Gardens are everywhere, all of them heavenly, the scent changing with each season and every repatriation.
With the help of a desk top computer and a `Family Tree Maker' software, genealogy buffs will love this book as they eagerly enter a collection of Byronic Mediterranean names belonging to the author's relations: Pinto, Piha, Menashe, Aghion, Tilche, Riches, Alhadeffs, etc., discovering in the process that most middle class Jewish families in Alexandria were connected and that they made good wherever destiny took them. And how, through marriage, they were also related to Lawrence Durrell!
Undoubtedly, these colorful relations is what makes Alhadeff's family worth writing about.
Of all her ethnic and national identities, the reader senses that Alhadeff is taken in mostly by her Jewish ancestry. Not unlike US secretary of state Madeleine Albright, Alhadeff discovered her rabbinical roots - in this case Sephardi - in her adulthood. A consequence of this revelation is the Judaica which is palpable throughout `The Sun at Midday.' And just in case anyone overlooks the plight of her relations this century thinking it was simply a matter of colorful trips across five continents, Alhadeff gives extensive coverage of her Uncle Nissim's sojourn in several German-run WWII concentration camps.
Nissim's story is the longest recit allocated to any single member of the author's family. This lengthy chapter would have been five times as interesting had one not repeatedly stumbled on analogous passages in any of the thousands of books, novels, thrillers, articles, films and CD-ROMS that deal with the subject. And with Alhadeff's book appearing soon after Daniel Goldhagen's encyclopedic work on the subject (`Ordinary Germans and the Holocaust'), Uncle Nissim's episodes seems somewhat parochial.
In her character portrayals, which takes up a good part of her book, Alhadeff is both amusing and direct. Yet, when it comes to describing geographic locations, facts and some of the zeitgeist surrounding the events, beware with a capital B. Alhadeff could have made sterling use of a beginner's Atlas and an Almanac. Some elementary cross-checking with regards her family's oral testimonials would have also helped.

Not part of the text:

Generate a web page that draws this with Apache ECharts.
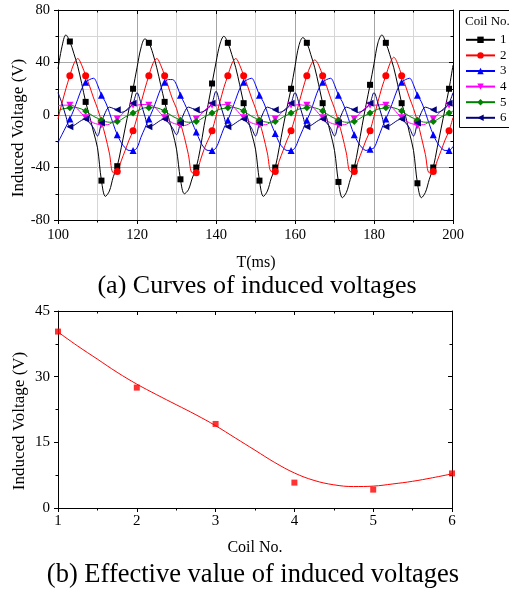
<!DOCTYPE html>
<html><head><meta charset="utf-8">
<script src="https://cdn.jsdelivr.net/npm/echarts@6/dist/echarts.min.js"></script>
<style>html,body{margin:0;padding:0;background:#fff}#c{width:509px;height:591px}</style>
</head><body><div id="c"></div>
<script>
// ---- Chart (a): induced voltage curves, sampled every 1 ms from 100 ms ----
const T_START = 100, T_STEP = 1;
const coil1 = [
 35, 52, 61, 56, 47, 37, 24, 10, -1, -13, -25, -50, -62, -58, -47, -39, -25, -10, 5, 20,
 36, 51, 58, 55, 47, 36, 23, 10, -2, -13, -26, -49, -60, -57, -48, -40, -26, -8, 8, 24,
 40, 54, 60, 55, 46, 36, 23, 9, -2, -14, -26, -50, -62, -58, -48, -40, -25, -9, 6, 20,
 37, 53, 59, 55, 46, 36, 23, 9, -2, -14, -27, -51, -63, -59, -49, -40, -25, -8, 8, 23,
 39, 55, 61, 55, 46, 36, 23, 9, -1, -14, -27, -52, -63, -59, -49, -40, -25, -10, 5, 20,
 38];
const coil2 = [
 -3, 9, 20, 30, 39, 43, 38, 30, 22, 13, 5, -5, -16, -29, -44, -43, -35, -27, -19, -12,
 -2, 9, 20, 30, 39, 43, 38, 30, 21, 12, 5, -6, -17, -30, -44, -44, -35, -26, -19, -12,
 -1, 10, 21, 30, 39, 43, 38, 30, 22, 13, 5, -5, -16, -29, -43, -43, -35, -27, -19, -12,
 -2, 9, 20, 30, 38, 42, 38, 30, 22, 13, 5, -5, -16, -29, -43, -43, -35, -27, -19, -12,
 -1, 10, 21, 30, 39, 44, 39, 30, 22, 13, 5, -5, -17, -30, -44, -43, -35, -27, -19, -12,
 -2];
const coil3 = [
 -21, -15, -9, -3, 4, 12, 20, 25, 27, 28, 23, 15, 10, 2, -7, -15, -21, -25, -27, -27,
 -25, -17, -10, -3, 4, 12, 20, 25, 27, 27, 23, 15, 9, 2, -6, -13, -20, -25, -27, -27,
 -25, -18, -10, -4, 4, 12, 20, 25, 27, 28, 23, 15, 10, 2, -7, -14, -21, -25, -27, -27,
 -25, -18, -11, -4, 3, 12, 20, 25, 27, 28, 23, 15, 10, 2, -7, -15, -21, -25, -27, -26,
 -25, -18, -10, -3, 4, 12, 20, 25, 27, 28, 23, 15, 10, 2, -7, -15, -21, -25, -27, -27,
 -24];
const coil4 = [
 7, 7.5, 7.5, 7.5, 7, 4.5, 1, -2, -4, -6, -7, -7.5, -7.5, -7, -5, -3, 0, 3, 6, 7.5,
 7.5, 8, 8, 7.5, 7, 4.5, 1, -2, -4, -6, -7, -7.5, -8, -7, -5, -3, 0, 3, 6, 7.5,
 7.5, 7.5, 8, 7.5, 7, 4.5, 1, -2, -4, -6, -7, -7.5, -7.5, -7, -5, -3, 0, 3, 6, 7.5,
 7.5, 8, 7.5, 7.5, 7, 4.5, 1, -2, -4, -6, -7, -7.5, -7.5, -7, -5, -3, 0, 3, 6, 7.5,
 7.5, 7.5, 8, 7.5, 7, 4.5, 1, -2, -4, -6, -7, -8, -7.5, -7, -5, -3, 0, 3, 6, 7.5,
 7.5];
const coil5 = [
 3, 4.5, 5, 5.5, 6, 5.5, 4.5, 3, 1, -1, -2.5, -4, -5, -5.5, -5.5, -5, -3.5, -1.5, 0, 1.5,
 3, 4.5, 5.5, 5.5, 6, 5.5, 4.5, 3, 1, -1, -2.5, -4, -5, -5.5, -5.5, -5, -3.5, -1.5, 0, 1.5,
 3, 4.5, 5, 5.5, 6, 5.5, 4.5, 3, 1, -1, -2.5, -4, -5, -5.5, -6, -5, -3.5, -1.5, 0, 1.5,
 3, 4.5, 5, 5.5, 6, 5.5, 4.5, 3, 1, -1, -2.5, -4, -5, -5.5, -5.5, -5, -3.5, -1.5, 0, 1.5,
 3, 4.5, 5, 5.5, 6, 5.5, 4.5, 3, 1, -1, -2.5, -4, -5, -5.5, -5.5, -5, -3.5, -1.5, 0, 1.5,
 3];
const coil6 = [
 17, 9, -1, -9, -8, -6, -4, -3, -6, -10, -16, -6, 2, 6, 5, 4, 2, 3, 5, 9,
 17, 9, -1, -9, -8, -6, -4, -3, -6, -10, -15, -6, 2, 6, 5, 4, 2, 3, 5, 9,
 18, 9, -1, -9, -8, -6, -4, -3, -6, -10, -16, -6, 2, 6, 5, 4, 2, 3, 5, 9,
 17, 9, -1, -9, -8, -6, -4, -3, -6, -10, -16, -6, 2, 6, 5, 4, 2, 3, 5, 9,
 17, 9, -1, -9, -8, -6, -4, -3, -6, -10, -16, -6, 2, 6, 5, 4, 2, 3, 5, 9,
 17];
const coilNames = ['1', '2', '3', '4', '5', '6'];
const markerEvery = 4, markerOffset = 3;   // markers at 103, 107, ... ms

// ---- Chart (b): effective values ----
const coilNo = [1, 2, 3, 4, 5, 6];
const effValue = [40.3, 27.5, 19.2, 5.8, 4.2, 7.9];
const fitX = [1, 1.25, 1.5, 1.75, 2, 2.25, 2.5, 2.75, 3, 3.25, 3.5, 3.75, 4, 4.25, 4.5, 4.75, 5, 5.25, 5.5, 5.75, 6];
const fitY = [40.2, 37.0, 34.0, 31.0, 28.3, 25.9, 23.6, 21.3, 18.8, 16.0, 13.2, 10.4, 8.0, 6.3, 5.3, 4.9, 5.0, 5.5, 6.1, 6.9, 7.8];

// ---- styles ----
const FONT = 'Liberation Serif';
const coilColors = ['#000000', '#ff0000', '#0000ff', '#ff00ff', '#008000', '#000080'];
const coilSymbols = ['rect', 'circle', 'triangle', 'triangle', 'diamond', 'triangle'];
const coilRotate = [0, 0, 0, 180, 0, 90];
const coilSymSize = [6, 7, 7, 7, 7, 7];

const chart = echarts.init(document.getElementById('c'), null, {renderer: 'canvas'});

function xAx(grid, min, max, interval, pos, fontSize, margin, split) {
  const main = pos === 'bottom';
  return {
    type: 'value', gridIndex: grid, position: pos, min: min, max: max, interval: interval,
    axisLine: {show: true, onZero: false, lineStyle: {color: '#000', width: 1}},
    axisTick: {show: true, inside: !main, length: 4, lineStyle: {color: '#000'}},
    minorTick: {show: true, splitNumber: 2, length: 2.5, lineStyle: {color: '#000'}},
    axisLabel: {show: main, color: '#000', fontFamily: FONT, fontSize: fontSize, margin: margin},
    splitLine: {show: split && main, lineStyle: {color: '#a6a6a6', width: 1}},
    minorSplitLine: {show: split && main, lineStyle: {color: '#d6d6d6', width: 1}}
  };
}
function yAx(grid, min, max, interval, pos, fontSize, margin, split) {
  const main = pos === 'left';
  return {
    type: 'value', gridIndex: grid, position: pos, min: min, max: max, interval: interval,
    axisLine: {show: true, onZero: false, lineStyle: {color: '#000', width: 1}},
    axisTick: {show: true, inside: !main, length: 4, lineStyle: {color: '#000'}},
    minorTick: {show: true, splitNumber: 2, length: 2.5, lineStyle: {color: '#000'}},
    axisLabel: {show: main, color: '#000', fontFamily: FONT, fontSize: fontSize, margin: margin},
    splitLine: {show: split && main, lineStyle: {color: '#a6a6a6', width: 1}},
    minorSplitLine: {show: split && main, lineStyle: {color: '#d6d6d6', width: 1}}
  };
}

const coils = [coil1, coil2, coil3, coil4, coil5, coil6];
const coilSeries = coils.map((vals, k) => ({
  type: 'line', name: coilNames[k], xAxisIndex: 0, yAxisIndex: 0,
  data: vals.map((v, i) => ({
    value: [T_START + i * T_STEP, v],
    symbol: (i % markerEvery === markerOffset) ? coilSymbols[k] : 'none'
  })),
  symbol: coilSymbols[k], symbolSize: coilSymSize[k], symbolRotate: coilRotate[k],
  showSymbol: true, showAllSymbol: true, smooth: 0.35,
  lineStyle: {color: coilColors[k], width: 1},
  itemStyle: {color: coilColors[k]},
  emphasis: {disabled: true}
}));

const option = {
  animation: false,
  backgroundColor: '#fff',
  grid: [
    {left: 58, top: 10, width: 395, height: 210},
    {left: 58, top: 311, width: 394, height: 197}
  ],
  xAxis: [
    xAx(0, 100, 200, 20, 'bottom', 14.5, 8, true),
    xAx(0, 100, 200, 20, 'top', 14.5, 8, true),
    xAx(1, 1, 6, 1, 'bottom', 15, 6, false),
    xAx(1, 1, 6, 1, 'top', 15, 6, false)
  ],
  yAxis: [
    yAx(0, -80, 80, 40, 'left', 14.5, 8, true),
    yAx(0, -80, 80, 40, 'right', 14.5, 8, true),
    yAx(1, 0, 45, 15, 'left', 15, 8, false),
    yAx(1, 0, 45, 15, 'right', 15, 8, false)
  ],
  legend: {
    data: coilNames, orient: 'vertical', left: 465, top: 32, padding: 0,
    itemWidth: 29, itemHeight: 8, itemGap: 0,
    textStyle: {fontFamily: FONT, fontSize: 13, color: '#000', lineHeight: 15.6},
    selectedMode: false
  },
  graphic: [
    {type: 'rect', z: 0, shape: {x: 459.5, y: 10.5, width: 70, height: 117}, style: {fill: '#fff', stroke: '#000', lineWidth: 1}},
    {type: 'text', z: 10, left: 465, top: 15, style: {text: 'Coil No.', font: '13px "Liberation Serif"', fill: '#000'}},
    {type: 'text', z: 10, x: 18.5, y: 128, rotation: Math.PI / 2,
      style: {text: 'Induced Voltage (V)', font: '17px "Liberation Serif"', fill: '#000', align: 'center', verticalAlign: 'middle'}},
    {type: 'text', z: 10, x: 256, y: 263,
      style: {text: 'T(ms)', font: '16px "Liberation Serif"', fill: '#000', align: 'center', verticalAlign: 'middle'}},
    {type: 'text', z: 10, x: 257, y: 286,
      style: {text: '(a) Curves of induced voltages', font: '26px "Liberation Serif"', fill: '#000', align: 'center', verticalAlign: 'middle'}},
    {type: 'text', z: 10, x: 20, y: 421, rotation: Math.PI / 2,
      style: {text: 'Induced Voltage (V)', font: '17px "Liberation Serif"', fill: '#000', align: 'center', verticalAlign: 'middle'}},
    {type: 'text', z: 10, x: 255, y: 547.5,
      style: {text: 'Coil No.', font: '16px "Liberation Serif"', fill: '#000', align: 'center', verticalAlign: 'middle'}},
    {type: 'text', z: 10, x: 253, y: 575,
      style: {text: '(b) Effective value of induced voltages', font: '26.5px "Liberation Serif"', fill: '#000', align: 'center', verticalAlign: 'middle'}}
  ],
  series: coilSeries.concat([
    {
      type: 'line', name: 'fit', xAxisIndex: 2, yAxisIndex: 2,
      data: fitX.map((x, i) => [x, fitY[i]]),
      smooth: 0.4, showSymbol: false, symbol: 'none',
      lineStyle: {color: '#ff0000', width: 1}, emphasis: {disabled: true}
    },
    {
      type: 'scatter', name: 'eff', xAxisIndex: 2, yAxisIndex: 2,
      data: coilNo.map((c, i) => [c, effValue[i]]),
      symbol: 'rect', symbolSize: 6, itemStyle: {color: '#ff0000'}, emphasis: {disabled: true}
    }
  ])
};
chart.setOption(option);
</script>
</body></html>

On the other hand, if Alhadeff's representations of her relations are as spot on as her description of Father Pierre Riches, the Jewish dandy turned Catholic priest, then, Bravo Gini!
I met Riches three Springs ago, once at the Jesuit school in Fagalla and again for a beer at my Maadi garden and he is exactly as the author describes him, a man "who drops names the way certain women put on too many jewels."
While we accept that history is informed gossip, Alhadeff should have ascertained the accuracy of some of the statements made by her relations. The book is full of what would at first seem as irrelevant misrepresentations, yet looked at collectively, they could be misinterpreted as an attempt to dramatize, especially if the reader is Egyptian, a Japanese Samurai or a member of the Catholic deity.
For instance, Alhadeff's places the Egyptian coastal town of al-Alamein at 15 kilometers from Alexandria. While this - some would say extraneous - proximity lends credence to "panic in the city" of Alexandria or "Alexandria being bombarded" making it sound like Normandy or Dunkirk, it is of-course factually incorrect, for Alamein is over 120 kilometers away and the little bombardment that Alexandria sustained during WWII pales next to that received by the remotest European hamlet.
Stating that one of the leading cotton experts of Alexandria was German and thus by implication hostile to Alhadeff's Jewish cotton-trading grandfather, invariably projects that certain `je ne sais quoi' salable German-Jewish drama which became so literary delectable whenever discussing the 1930s and `40s. Sorry again Ms. Alhadeff, but Mr. Rheinhardt was Swiss, not German.
When Alhadeff's mother "finished school there was no question of her going to university, because there was none in Egypt, because she was a woman, and because of the war." There again, the contrived effects for drama. Yet, a cursory leafing through any contemporary Almanac could have enlightened Alhadeff on the existence of several universities including the co-ed American University in Cairo which closed for only a few months during WWII.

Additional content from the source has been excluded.